### [Short problem]
Reproduce, character for character, the lines below from the first through the one with "from matplotlib.ticker import". Leave pictures out.
= = = = = = =
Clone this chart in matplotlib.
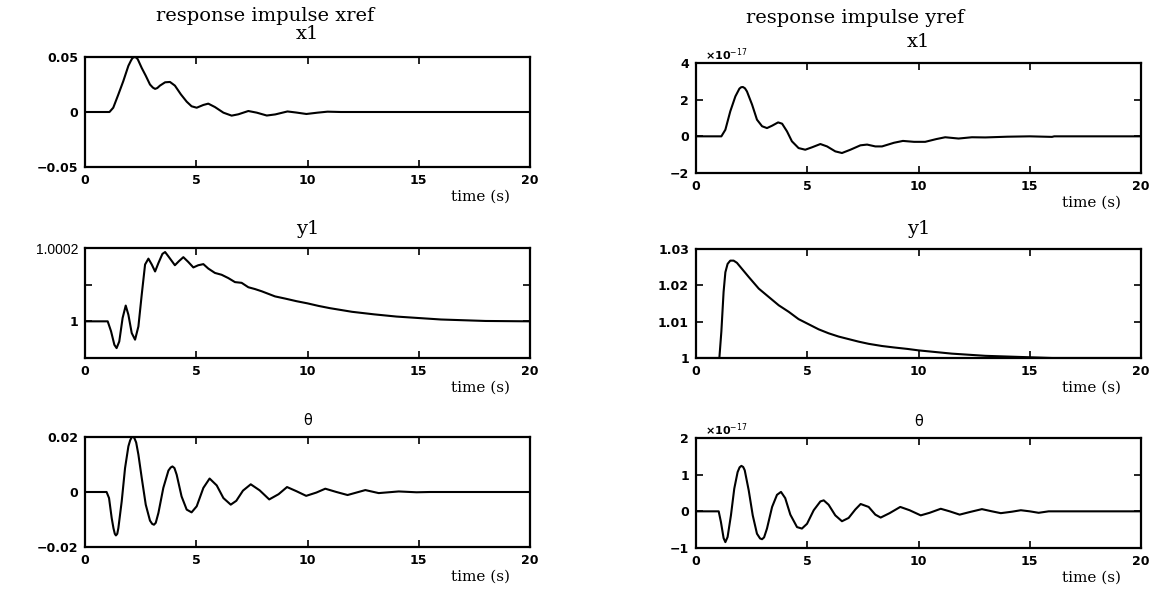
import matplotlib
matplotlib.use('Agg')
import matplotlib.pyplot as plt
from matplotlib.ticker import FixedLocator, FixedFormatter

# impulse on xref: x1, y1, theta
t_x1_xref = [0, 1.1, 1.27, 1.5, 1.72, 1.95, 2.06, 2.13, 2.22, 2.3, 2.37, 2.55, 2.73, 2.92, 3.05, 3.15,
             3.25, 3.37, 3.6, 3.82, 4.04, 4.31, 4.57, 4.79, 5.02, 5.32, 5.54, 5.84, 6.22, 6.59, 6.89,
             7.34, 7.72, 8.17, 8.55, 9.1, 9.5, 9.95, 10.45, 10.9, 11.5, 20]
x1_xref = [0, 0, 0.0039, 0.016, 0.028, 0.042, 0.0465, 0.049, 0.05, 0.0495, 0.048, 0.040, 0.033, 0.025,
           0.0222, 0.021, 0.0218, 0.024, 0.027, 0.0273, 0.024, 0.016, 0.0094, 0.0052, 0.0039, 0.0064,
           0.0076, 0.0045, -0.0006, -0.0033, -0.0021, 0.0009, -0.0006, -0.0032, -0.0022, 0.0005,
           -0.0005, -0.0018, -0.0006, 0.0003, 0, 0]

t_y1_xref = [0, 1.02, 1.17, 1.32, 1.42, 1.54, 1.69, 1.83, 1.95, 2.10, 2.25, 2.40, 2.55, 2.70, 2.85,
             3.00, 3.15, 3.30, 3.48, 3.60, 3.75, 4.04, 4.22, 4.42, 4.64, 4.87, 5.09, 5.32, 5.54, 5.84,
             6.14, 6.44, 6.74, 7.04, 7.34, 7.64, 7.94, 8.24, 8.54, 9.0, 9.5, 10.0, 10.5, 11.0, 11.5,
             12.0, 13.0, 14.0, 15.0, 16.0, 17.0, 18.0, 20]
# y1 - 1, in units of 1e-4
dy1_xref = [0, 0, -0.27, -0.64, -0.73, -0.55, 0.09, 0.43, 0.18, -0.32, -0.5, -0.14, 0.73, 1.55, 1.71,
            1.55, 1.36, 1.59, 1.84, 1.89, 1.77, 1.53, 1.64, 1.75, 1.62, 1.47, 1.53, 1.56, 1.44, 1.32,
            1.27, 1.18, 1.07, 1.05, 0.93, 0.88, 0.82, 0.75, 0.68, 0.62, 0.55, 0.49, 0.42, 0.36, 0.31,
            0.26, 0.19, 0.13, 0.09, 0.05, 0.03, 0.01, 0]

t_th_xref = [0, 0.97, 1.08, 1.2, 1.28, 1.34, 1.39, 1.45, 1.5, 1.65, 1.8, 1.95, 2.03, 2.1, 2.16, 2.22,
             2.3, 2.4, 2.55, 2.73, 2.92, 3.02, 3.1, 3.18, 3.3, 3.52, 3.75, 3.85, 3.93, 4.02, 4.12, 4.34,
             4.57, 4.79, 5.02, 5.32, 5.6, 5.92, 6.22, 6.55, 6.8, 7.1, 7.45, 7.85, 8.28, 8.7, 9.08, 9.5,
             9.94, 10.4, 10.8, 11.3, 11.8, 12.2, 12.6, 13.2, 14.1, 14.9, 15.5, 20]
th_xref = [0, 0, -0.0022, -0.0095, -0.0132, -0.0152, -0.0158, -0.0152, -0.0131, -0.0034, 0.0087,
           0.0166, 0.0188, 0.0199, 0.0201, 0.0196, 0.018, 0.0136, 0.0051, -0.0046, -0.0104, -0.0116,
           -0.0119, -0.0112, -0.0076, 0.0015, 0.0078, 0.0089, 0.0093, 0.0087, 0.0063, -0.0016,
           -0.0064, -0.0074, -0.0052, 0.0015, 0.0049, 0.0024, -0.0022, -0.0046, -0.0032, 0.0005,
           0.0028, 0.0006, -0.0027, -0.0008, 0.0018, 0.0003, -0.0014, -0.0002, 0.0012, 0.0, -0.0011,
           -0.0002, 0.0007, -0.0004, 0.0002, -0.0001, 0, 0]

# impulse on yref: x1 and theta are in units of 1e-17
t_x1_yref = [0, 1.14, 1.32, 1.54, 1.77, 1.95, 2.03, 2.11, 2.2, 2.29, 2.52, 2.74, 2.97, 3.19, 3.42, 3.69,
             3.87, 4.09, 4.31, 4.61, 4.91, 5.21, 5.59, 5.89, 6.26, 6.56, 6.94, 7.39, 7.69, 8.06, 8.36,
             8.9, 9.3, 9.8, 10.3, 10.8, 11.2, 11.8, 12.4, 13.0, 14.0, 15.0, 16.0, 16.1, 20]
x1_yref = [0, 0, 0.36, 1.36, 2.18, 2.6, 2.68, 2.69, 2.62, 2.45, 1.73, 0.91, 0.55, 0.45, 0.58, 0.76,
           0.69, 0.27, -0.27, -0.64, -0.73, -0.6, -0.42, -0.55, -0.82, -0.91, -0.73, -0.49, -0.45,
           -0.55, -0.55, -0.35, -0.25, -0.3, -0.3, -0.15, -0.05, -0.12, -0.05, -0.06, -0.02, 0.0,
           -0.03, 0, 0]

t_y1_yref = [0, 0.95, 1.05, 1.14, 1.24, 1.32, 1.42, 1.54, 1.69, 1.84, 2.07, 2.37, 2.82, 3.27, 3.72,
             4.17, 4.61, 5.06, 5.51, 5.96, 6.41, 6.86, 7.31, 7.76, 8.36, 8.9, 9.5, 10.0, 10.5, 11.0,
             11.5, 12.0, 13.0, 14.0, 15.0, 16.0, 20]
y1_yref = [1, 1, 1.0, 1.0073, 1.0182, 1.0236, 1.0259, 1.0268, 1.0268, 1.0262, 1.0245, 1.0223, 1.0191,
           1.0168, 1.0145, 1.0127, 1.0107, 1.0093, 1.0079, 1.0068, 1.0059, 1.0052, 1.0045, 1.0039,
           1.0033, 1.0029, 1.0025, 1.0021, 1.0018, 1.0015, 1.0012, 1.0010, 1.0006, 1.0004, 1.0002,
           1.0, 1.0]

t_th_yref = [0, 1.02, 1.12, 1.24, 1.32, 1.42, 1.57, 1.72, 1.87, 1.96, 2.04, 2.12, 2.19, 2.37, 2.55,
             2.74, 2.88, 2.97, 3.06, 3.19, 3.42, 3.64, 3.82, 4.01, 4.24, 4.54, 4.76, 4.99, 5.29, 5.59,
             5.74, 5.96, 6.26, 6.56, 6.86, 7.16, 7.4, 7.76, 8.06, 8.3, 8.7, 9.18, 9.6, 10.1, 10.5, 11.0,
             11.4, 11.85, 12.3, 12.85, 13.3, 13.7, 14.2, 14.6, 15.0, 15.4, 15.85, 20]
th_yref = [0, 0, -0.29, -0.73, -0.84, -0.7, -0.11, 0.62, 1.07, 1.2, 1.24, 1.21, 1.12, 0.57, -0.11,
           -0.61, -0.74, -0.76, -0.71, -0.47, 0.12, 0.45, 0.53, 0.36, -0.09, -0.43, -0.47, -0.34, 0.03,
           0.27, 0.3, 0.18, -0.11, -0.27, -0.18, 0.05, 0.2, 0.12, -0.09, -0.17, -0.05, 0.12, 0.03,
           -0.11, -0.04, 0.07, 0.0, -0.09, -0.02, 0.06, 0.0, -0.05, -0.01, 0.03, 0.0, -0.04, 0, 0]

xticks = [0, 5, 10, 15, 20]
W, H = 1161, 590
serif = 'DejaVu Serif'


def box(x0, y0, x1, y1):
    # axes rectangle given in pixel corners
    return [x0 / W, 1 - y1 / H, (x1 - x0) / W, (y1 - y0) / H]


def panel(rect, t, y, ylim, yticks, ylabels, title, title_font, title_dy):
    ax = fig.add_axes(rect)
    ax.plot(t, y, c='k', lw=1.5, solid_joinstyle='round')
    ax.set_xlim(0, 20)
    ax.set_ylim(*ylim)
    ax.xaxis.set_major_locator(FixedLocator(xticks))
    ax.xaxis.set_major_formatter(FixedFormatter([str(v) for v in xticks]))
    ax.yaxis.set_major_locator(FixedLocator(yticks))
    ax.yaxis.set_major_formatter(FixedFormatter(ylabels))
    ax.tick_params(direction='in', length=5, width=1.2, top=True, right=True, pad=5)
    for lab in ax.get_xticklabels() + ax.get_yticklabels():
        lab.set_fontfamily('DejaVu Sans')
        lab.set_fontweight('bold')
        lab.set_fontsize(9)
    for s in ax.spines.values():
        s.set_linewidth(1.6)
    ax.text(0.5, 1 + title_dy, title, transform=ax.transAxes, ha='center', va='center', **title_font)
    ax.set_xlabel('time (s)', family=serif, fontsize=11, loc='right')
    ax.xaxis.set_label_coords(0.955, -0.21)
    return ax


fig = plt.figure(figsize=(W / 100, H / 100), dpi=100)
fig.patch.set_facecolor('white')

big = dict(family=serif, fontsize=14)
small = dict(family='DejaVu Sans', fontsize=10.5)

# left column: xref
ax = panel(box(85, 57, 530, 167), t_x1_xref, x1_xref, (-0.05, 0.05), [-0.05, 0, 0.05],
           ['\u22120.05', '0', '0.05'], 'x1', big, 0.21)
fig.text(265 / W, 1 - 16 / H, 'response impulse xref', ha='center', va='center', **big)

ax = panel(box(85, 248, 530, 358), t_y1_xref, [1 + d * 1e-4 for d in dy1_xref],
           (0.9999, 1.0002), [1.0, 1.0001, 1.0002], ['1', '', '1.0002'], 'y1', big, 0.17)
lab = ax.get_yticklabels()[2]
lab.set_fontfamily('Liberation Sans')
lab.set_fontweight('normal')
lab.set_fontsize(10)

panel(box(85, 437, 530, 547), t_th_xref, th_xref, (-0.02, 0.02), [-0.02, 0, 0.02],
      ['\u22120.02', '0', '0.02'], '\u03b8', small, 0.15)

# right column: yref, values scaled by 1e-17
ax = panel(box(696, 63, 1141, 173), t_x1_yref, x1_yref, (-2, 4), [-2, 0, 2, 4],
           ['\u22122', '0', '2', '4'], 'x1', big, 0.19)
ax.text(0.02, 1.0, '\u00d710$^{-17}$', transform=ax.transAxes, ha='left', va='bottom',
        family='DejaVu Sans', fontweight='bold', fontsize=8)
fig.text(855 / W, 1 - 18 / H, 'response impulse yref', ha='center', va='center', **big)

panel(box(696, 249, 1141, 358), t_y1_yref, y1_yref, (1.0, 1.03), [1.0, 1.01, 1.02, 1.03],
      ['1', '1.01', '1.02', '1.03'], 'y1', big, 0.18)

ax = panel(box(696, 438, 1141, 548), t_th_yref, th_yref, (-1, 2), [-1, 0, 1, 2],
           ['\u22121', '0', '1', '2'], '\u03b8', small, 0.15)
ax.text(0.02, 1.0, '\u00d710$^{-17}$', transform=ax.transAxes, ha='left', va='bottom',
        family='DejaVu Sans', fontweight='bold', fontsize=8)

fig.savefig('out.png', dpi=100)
= = = = = = =
### [Output]
Clone this chart in matplotlib.
import matplotlib
matplotlib.use('Agg')
import matplotlib.pyplot as plt
from matplotlib.ticker import FixedLocator, FixedFormatter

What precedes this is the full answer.